The design has a hull speed of 8.32 kn and a PHRF handicap of 93 to 132 for the standard keel model and 114 to 138 for the shoal draft model.

==Operational history==
In a 2009 review, Yachting Monthly reported, "under sail, her performance is an improvement on the rather sedate 411, but still steady as opposed to remarkable. Nonetheless, she is easy on the helm, well-balanced and stiff, and her sails are easily handled by large winches. Under power she handles easily, although poor soundproofing means high noise levels, especially down below."

In a 2003 Cruising World review, Jeremy McGeary wrote, "disguising the outside appearance of copious volume is an art in itself, and here Groupe Finot, the designer of the Beneteau 423, demonstrates its finesse by masking the boat's generous freeboard.

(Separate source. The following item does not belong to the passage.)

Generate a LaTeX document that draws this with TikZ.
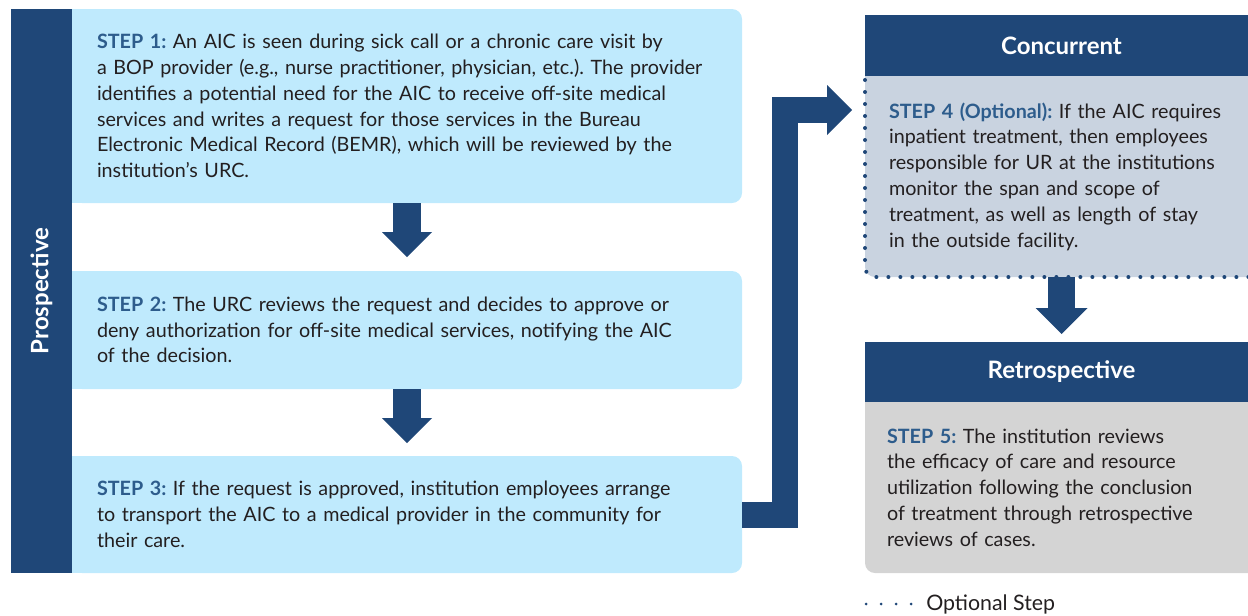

The long waterline and boot top painted high on the hull help, and so too does a well-placed cove line, especially when it's broken by hull ports. But it’s the cabin trunk that’s the saving grace. It has a line that’s interesting enough that it draws the eye away from the topsides. All in all, Finot has tackled the looks of this model in style."

In a 2003 Sail Magazine review noted, "the 423's considerable beam is carried well aft and allows for a wide cockpit; seats are teak trimmed, the coamings are tall enough and angled outboard for comfort, and the walk-through transom makes it easy to board the boat from a dinghy. The deck layout is efficient. Under sail the boat settled into a comfortable groove, was light and responsive to steer, and cut a smooth wake in the light winds of our test. With its smooth helm, surprisingly nimble hull, and attractive features, the 423 successfully offers more for less."